Threshold Configuration¶

// Conservative: Restart only after multiple failures
supervisor
    .child("stable-service")
    .unhealthy_threshold(5)  // 5 consecutive failures
    .health_check_interval(Duration::from_secs(30))
    .spawn(Service::new())
    .await?;

// Aggressive: Restart quickly on any issue
supervisor
    .child("critical-service")
    .unhealthy_threshold(1)  // Restart immediately
    .health_check_interval(Duration::from_secs(5))
    .spawn(CriticalService::new())
    .await?;

Proactive vs Reactive Monitoring¶

Reactive Monitoring (traditional):

Wait for errors
React to failures
Downtime during recovery

Proactive Monitoring (health checks):

struct ApiWorker {
    last_request: Instant,
    error_count: u32,
}

#[async_trait]
impl HealthCheck for ApiWorker {
    async fn check_health(&self) -> HealthStatus {
        // Proactive checks
        if self.last_request.elapsed() > Duration::from_secs(300) {
            return HealthStatus::Degraded("No recent requests".into());
        }

        if self.error_count > 10 {
            return HealthStatus::Degraded("High error rate".into());
        }

        HealthStatus::Healthy
    }
}

// Supervisor restarts before complete failure
supervisor
    .child("api-worker")
    .health_check_interval(Duration::from_secs(10))
    .unhealthy_threshold(2)
    .spawn(ApiWorker::new())
    .await?;

Benefits:

Detect degradation early
Restart before complete failure
Minimize downtime
Better user experience

Next Steps¶

Congratulations!
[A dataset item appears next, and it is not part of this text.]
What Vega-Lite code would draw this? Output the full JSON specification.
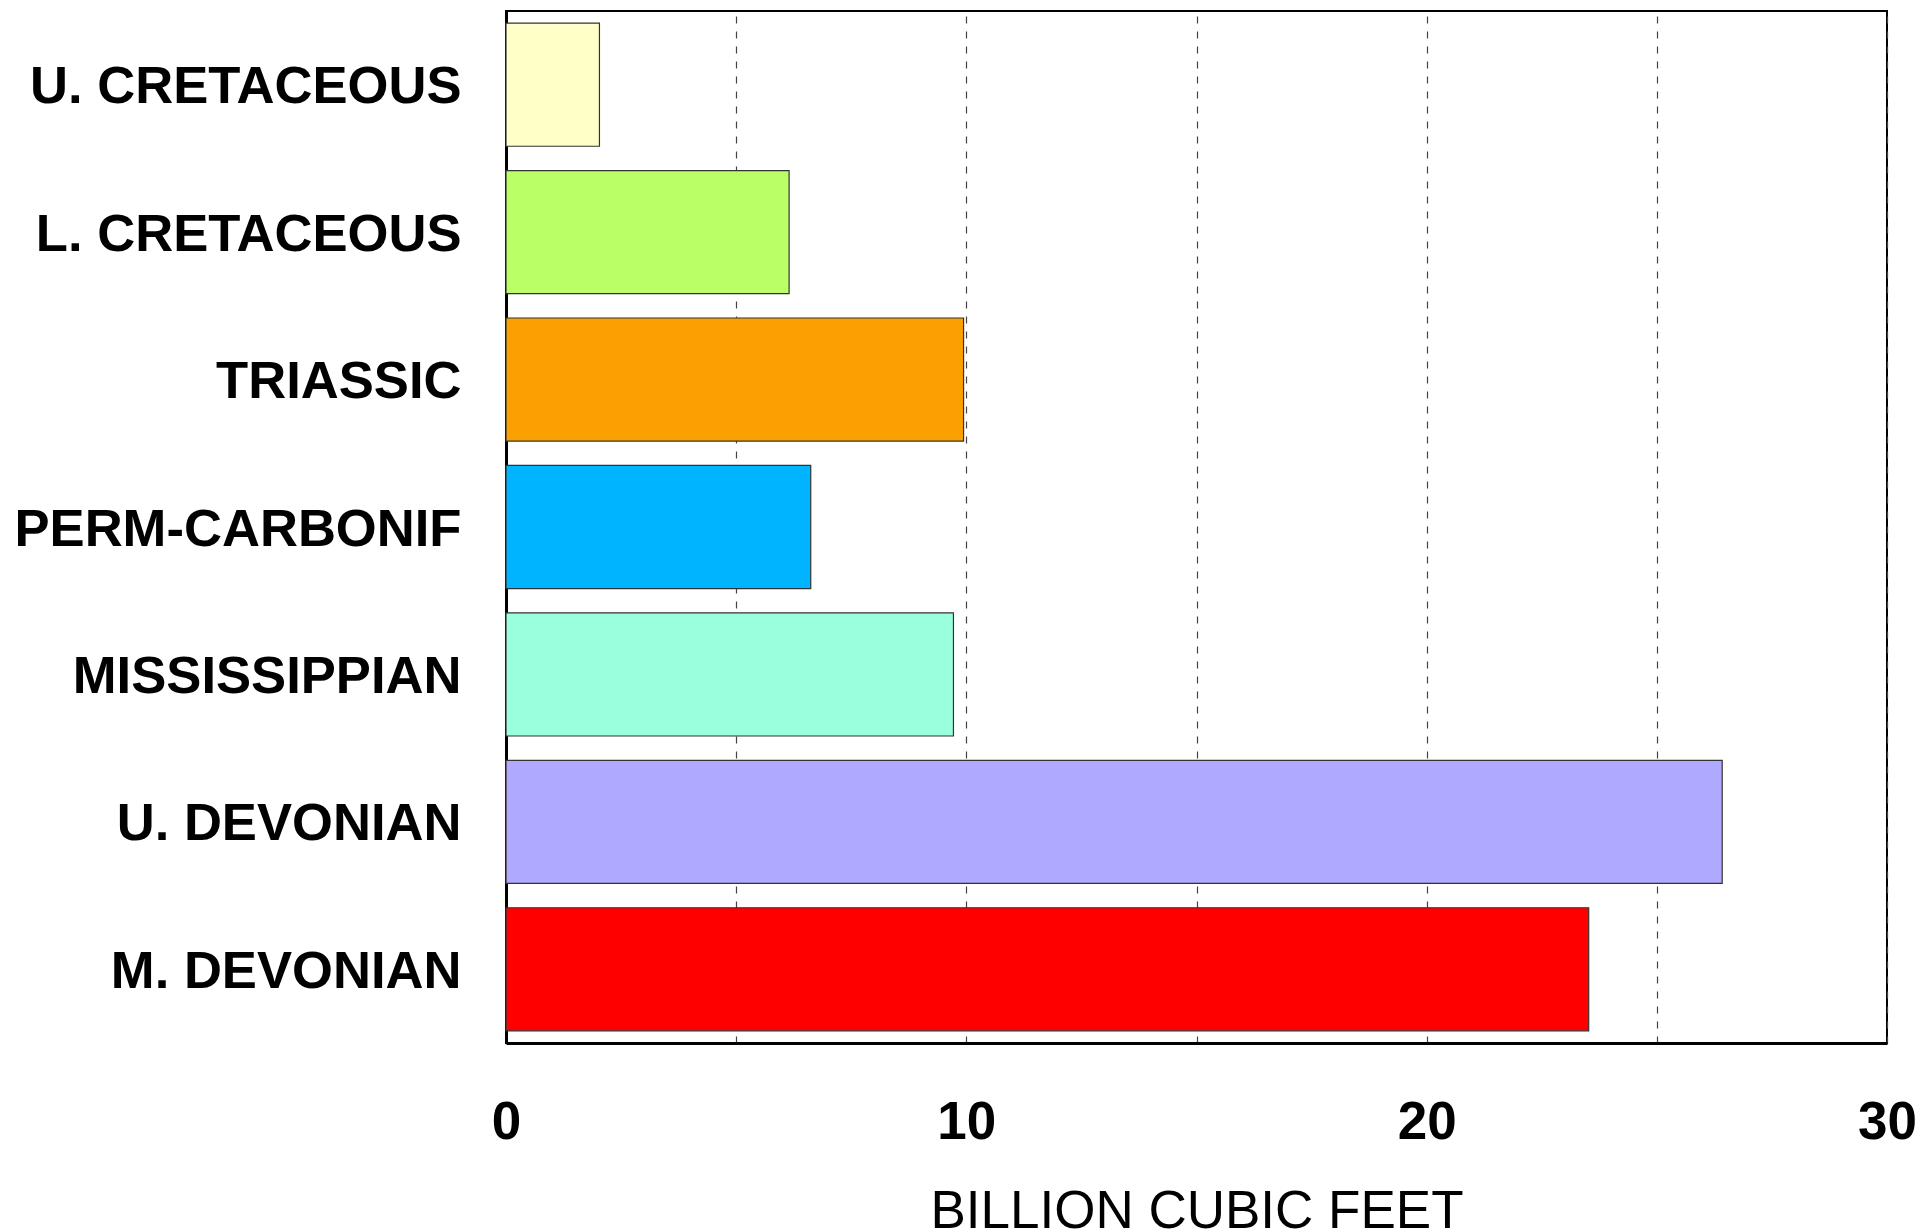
{
  "$schema": "https://vega.github.io/schema/vega-lite/v6.json",
  "width": 1381,
  "height": 1032,
  "autosize": "none",
  "padding": {"left": 506, "top": 11, "right": 36, "bottom": 189},
  "background": "white",
  "config": {
    "font": "Liberation Sans",
    "view": {"stroke": "#000000", "strokeWidth": 2}
  },
  "data": {
    "values": [
      {"period": "U. CRETACEOUS", "bcf": 2.03, "color": "#FFFFC8"},
      {"period": "L. CRETACEOUS", "bcf": 6.15, "color": "#BBFF66"},
      {"period": "TRIASSIC", "bcf": 9.94, "color": "#FAA000"},
      {"period": "PERM-CARBONIF", "bcf": 6.62, "color": "#00B4FF"},
      {"period": "MISSISSIPPIAN", "bcf": 9.72, "color": "#99FFDD"},
      {"period": "U. DEVONIAN", "bcf": 26.42, "color": "#AFAAFF"},
      {"period": "M. DEVONIAN", "bcf": 23.52, "color": "#FF0000"}
    ]
  },
  "mark": {"type": "bar", "stroke": "#333333", "strokeWidth": 1.2},
  "encoding": {
    "y": {
      "field": "period",
      "type": "nominal",
      "sort": null,
      "scale": {"paddingInner": 0.165, "paddingOuter": 0.0825},
      "axis": {
        "title": null,
        "ticks": false,
        "domain": true,
        "domainColor": "#000000",
        "domainWidth": 3,
        "labelFont": "Liberation Sans",
        "labelFontSize": 52.6,
        "labelFontWeight": "bold",
        "labelColor": "#000000",
        "labelPadding": 45,
        "labelOffset": 2.5,
        "labelLimit": 0,
        "grid": false
      }
    },
    "x": {
      "field": "bcf",
      "type": "quantitative",
      "scale": {"domain": [0, 30], "nice": false, "zero": true},
      "axis": {
        "title": "BILLION CUBIC FEET",
        "titleFont": "Liberation Sans",
        "titleFontSize": 53,
        "titleFontWeight": "normal",
        "titleColor": "#000000",
        "titlePadding": 36,
        "values": [0, 5, 10, 15, 20, 25, 30],
        "labelExpr": "datum.value % 10 === 0 ? datum.label : ''",
        "labelFont": "Liberation Sans",
        "labelFontSize": 53,
        "labelFontWeight": "bold",
        "labelColor": "#000000",
        "labelPadding": 53,
        "labelFlush": false,
        "labelOverlap": false,
        "ticks": false,
        "domain": true,
        "domainColor": "#000000",
        "domainWidth": 3,
        "grid": true,
        "gridColor": "#444444",
        "gridDash": [7, 8],
        "gridWidth": 1.2
      }
    },
    "color": {"field": "color", "type": "nominal", "scale": null, "legend": null}
  }
}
You now understand supervision patterns deeply. Continue your learning:

📨 Master Message Patterns¶

Message Passing Guide - Communication patterns and optimization

🎯 Build Production Systems¶

Monitoring Guide - Observability and metrics
Performance Guide - Tuning for production

🏗️ Advanced Architecture¶

Distributed Supervision - Multi-node supervision
Fault Tolerance Patterns - Production-ready resilience

Summary¶

✅ "Let It Crash" Philosophy: Simple code, supervisors handle recovery
✅ Restart Strategies: OneForOne, OneForAll, RestForOne selection
✅ Supervision Trees: Flat, hierarchical, mixed patterns
✅ Builder Pattern: Simplified configuration (RT-TASK-013)
✅ Health Monitoring: Proactive checks and automatic recovery (RT-TASK-010)

You're now ready to build resilient, self-healing systems with AirsSys-RT!